Reputation: 35
My data looks like this:
negative Comment1
neutral Comment1
positive Comment1
neutral Comment1
positive Comment1
negative Comment1
I have a simple macro that I have written to do three steps:
Finds the most frequently used word in the first column
Deletes all other rows that do not contain this word
Deletes all duplicate rows.
Basically, my macro looks at what was written in the first column and reduces the entire chunk to only one row based on what word was the most frequently used.
An example:
This works so far, but now I would like to apply this same macro to different 'chunks' in an entire sheet. In reality, my data looks more like this:
positive Comment1
neutral Comment1
positive Comment1
negative Comment1
positive Comment2
neutral Comment2
positive Comment2
negative Comment3
negative Comment3
negative Comment3
positive Comment3
And I want to essentially use my macro to reduce it to this:
positive Comment1
positive Comment2
negative Comment3
So far, my macro only works for one comment. Is there a way I can detect differences in comments, for instance, so I can make my macro loop through each 'chunk' of similar comments? Any help is greatly appreciated, thank you.
Here is my macro so far:
Sub MostFrequent()
Dim rng As Range
Dim WorkRng As Range
Set dic = CreateObject("scripting.dictionary")
On Error Resume Next
xTitleId = "KutoolsforExcel"
Set WorkRng = Application.Selection
Set WorkRng = Application.InputBox("Range", xTitleId, WorkRng.Address, Type:=8)
xMax = 0
xOutValue = ""
For Each rng In WorkRng
xValue = rng.Value
If xValue <> "" Then
dic(xValue) = dic(xValue) + 1
xCount = dic(xValue)
If xCount > xMax Then
xMax = xCount
xOutValue = xValue
End If
End If
Next
Dim xRow As Range
Dim xStr As String
On Error Resume Next
xTitleId = "KutoolsforExcel"
xStr = xOutValue
Application.ScreenUpdating = False
For i = WorkRng.Rows.Count To 1 Step -1
Set xRow = WorkRng.Rows(i)
Set rng = xRow.Find(xStr, LookIn:=xlValues)
If rng Is Nothing Then
xRow.EntireRow.Delete
End If
Next
Application.ScreenUpdating = True
With ActiveSheet
Set rng = Range("A1", Range("B1").End(xlDown))
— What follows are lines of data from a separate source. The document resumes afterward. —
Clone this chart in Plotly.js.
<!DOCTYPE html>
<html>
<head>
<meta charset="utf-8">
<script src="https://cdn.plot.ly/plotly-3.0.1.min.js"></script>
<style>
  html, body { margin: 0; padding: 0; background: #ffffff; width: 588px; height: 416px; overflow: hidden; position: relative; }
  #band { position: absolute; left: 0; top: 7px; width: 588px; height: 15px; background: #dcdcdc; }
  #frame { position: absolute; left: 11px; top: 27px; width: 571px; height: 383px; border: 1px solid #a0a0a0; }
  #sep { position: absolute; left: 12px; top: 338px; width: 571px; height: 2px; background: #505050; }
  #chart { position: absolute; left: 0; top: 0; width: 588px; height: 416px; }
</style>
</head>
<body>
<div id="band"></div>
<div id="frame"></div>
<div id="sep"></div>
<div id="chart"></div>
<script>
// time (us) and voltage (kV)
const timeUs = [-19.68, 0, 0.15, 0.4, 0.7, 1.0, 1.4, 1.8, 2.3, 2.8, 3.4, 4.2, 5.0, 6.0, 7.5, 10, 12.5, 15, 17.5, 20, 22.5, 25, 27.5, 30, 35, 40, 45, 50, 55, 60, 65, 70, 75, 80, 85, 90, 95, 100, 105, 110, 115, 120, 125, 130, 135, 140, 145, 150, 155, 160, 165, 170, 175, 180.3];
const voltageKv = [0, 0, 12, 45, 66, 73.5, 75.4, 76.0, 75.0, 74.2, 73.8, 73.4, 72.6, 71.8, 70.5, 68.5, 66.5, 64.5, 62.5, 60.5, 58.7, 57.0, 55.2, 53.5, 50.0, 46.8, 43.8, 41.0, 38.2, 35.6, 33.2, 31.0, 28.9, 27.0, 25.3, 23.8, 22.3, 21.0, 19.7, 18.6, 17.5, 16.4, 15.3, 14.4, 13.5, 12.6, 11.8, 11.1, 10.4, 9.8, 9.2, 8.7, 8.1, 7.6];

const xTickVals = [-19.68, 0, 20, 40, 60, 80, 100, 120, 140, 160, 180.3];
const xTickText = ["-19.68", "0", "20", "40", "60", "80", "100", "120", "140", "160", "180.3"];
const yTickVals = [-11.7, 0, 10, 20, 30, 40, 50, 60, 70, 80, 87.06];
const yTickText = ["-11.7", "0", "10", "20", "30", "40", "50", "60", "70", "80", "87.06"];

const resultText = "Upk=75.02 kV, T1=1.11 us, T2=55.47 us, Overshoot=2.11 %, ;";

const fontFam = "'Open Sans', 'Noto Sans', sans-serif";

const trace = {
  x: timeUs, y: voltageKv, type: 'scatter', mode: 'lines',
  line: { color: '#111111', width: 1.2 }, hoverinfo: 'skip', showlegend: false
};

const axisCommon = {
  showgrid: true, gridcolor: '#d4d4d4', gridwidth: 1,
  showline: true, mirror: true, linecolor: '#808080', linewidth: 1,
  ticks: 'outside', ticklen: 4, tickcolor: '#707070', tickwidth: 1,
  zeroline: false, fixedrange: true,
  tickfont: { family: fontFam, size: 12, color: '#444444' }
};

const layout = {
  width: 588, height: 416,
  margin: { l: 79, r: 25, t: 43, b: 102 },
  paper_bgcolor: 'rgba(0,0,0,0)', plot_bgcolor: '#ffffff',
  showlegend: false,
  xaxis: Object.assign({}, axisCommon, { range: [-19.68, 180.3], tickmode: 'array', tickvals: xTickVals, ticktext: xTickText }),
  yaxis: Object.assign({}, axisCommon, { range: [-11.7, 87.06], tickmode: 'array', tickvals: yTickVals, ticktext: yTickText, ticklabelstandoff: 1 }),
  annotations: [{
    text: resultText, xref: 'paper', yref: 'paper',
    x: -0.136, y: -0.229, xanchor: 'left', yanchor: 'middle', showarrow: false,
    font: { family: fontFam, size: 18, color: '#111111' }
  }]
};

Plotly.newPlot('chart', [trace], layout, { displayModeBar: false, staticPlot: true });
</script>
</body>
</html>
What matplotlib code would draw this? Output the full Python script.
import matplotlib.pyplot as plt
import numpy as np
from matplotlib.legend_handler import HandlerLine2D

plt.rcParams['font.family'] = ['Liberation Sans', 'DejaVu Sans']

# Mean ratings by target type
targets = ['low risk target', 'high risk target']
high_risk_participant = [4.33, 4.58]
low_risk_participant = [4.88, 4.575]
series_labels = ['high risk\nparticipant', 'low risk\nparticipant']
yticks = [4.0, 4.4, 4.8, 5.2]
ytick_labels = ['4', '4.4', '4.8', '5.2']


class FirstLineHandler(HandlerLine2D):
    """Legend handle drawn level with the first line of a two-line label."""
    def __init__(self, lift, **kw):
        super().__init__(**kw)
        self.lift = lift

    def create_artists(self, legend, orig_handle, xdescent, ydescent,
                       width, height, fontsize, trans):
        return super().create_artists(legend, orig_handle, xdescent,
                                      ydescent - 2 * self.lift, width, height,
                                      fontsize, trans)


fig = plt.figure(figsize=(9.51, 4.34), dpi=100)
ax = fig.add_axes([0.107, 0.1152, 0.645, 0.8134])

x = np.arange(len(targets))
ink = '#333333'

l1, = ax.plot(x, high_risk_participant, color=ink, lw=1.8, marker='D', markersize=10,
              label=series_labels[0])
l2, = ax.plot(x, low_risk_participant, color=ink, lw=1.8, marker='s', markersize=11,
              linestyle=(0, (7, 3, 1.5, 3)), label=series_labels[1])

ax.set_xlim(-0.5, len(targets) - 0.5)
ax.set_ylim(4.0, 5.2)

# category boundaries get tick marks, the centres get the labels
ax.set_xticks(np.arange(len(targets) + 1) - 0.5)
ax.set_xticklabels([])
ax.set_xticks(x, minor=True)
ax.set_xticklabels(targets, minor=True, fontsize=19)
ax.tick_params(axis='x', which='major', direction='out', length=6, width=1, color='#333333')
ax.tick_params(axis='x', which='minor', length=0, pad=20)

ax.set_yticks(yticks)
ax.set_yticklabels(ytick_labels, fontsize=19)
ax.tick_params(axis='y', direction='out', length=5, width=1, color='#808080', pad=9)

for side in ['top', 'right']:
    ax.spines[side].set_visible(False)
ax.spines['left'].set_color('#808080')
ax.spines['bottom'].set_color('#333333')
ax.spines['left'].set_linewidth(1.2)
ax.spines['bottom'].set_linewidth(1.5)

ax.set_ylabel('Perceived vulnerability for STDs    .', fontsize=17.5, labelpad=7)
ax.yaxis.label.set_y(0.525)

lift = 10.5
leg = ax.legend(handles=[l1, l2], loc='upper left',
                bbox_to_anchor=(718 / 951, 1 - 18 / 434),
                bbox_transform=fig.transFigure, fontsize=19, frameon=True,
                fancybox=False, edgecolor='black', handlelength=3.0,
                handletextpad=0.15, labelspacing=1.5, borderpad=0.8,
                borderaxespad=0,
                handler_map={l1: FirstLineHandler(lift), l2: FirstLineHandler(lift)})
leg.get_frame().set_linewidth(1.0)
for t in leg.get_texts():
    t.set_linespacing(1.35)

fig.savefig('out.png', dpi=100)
rng.RemoveDuplicates Columns:=Array(1, 2), Header:=xlNo
End With
End Sub
Upvotes: 0
Views: 81
Reputation: 1815
Assuming that you are really only using Column A and B.
The code below will insert formulas on Column C, D, and E. (I could really only use 1 formula, left all 3 to be easier to understand what i'm doing)
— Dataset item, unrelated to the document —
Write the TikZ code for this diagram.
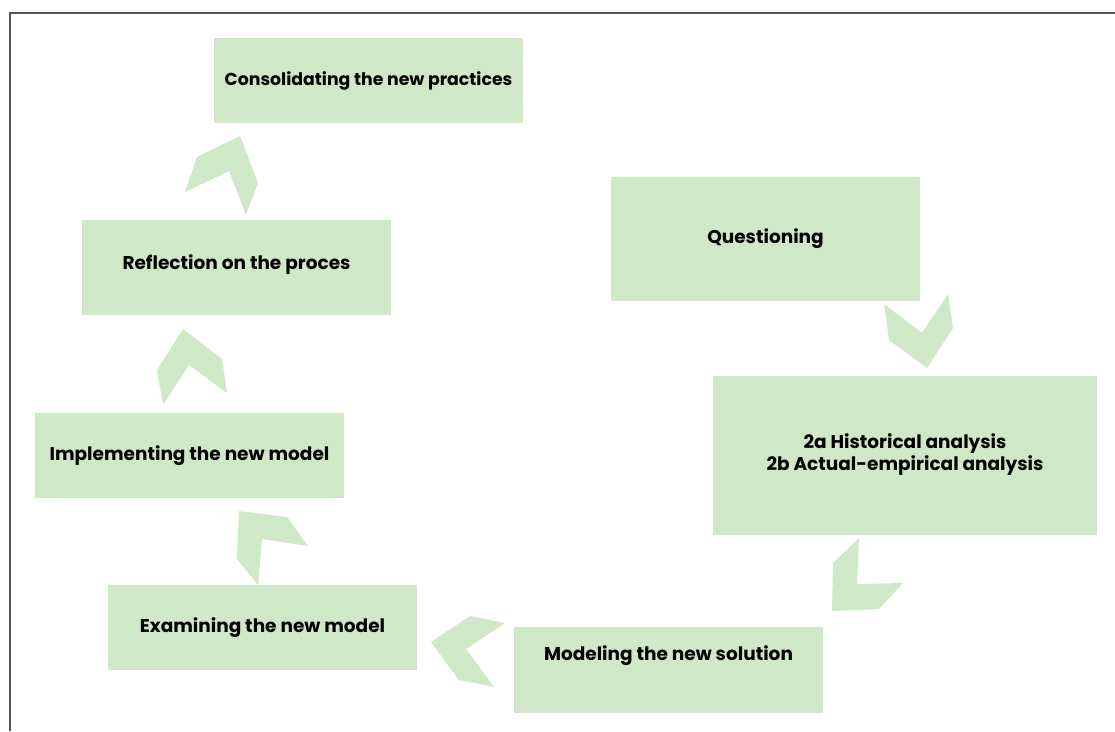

With these formulas i get the times and % a comments gets repeated with a "Semantic". If the percentage is lower than 50% it means that it is not the most frequent so it gets deleted. You are left with duplicates of the most frequent, I remove duplicates and the formulas.
Sub delRows()
Dim lastRow As Long, i As Long, wk As Workbook, repeatDel As Boolean
Set wk = ThisWorkbook
Application.ScreenUpdating = False
With wk.Sheets("Sheet1")
lastRow = .Cells(Rows.Count, 1).End(xlUp).Row
.Cells(2, 3).Formula = "=CONCAT(MID(B2,1,240),A2)"
.Cells(2, 4).Formula = "=COUNTIF(C:C,C2)"
.Cells(2, 5).Formula = "=D2/COUNTIF(B:B,B2)"
'FillDown formulas
.Range("C2:E" & lastRow).FillDown
'When deleting rows, you should loop from bottom to top.
For i = lastRow To 2 Step -1
If .Cells(i, 5) < 0.5 Then
'Delete least frequent
.Cells(i, 5).EntireRow.Delete
repeatDel = True
End If
Next i
'Remove duplicates and Formulas
.Columns("A:E").RemoveDuplicates Columns:=Array(1, 2, 3, 4, 5), Header:=xlYes
.Columns("C:E").ClearContents
End With
Application.ScreenUpdating = True
End Sub
Upvotes: 1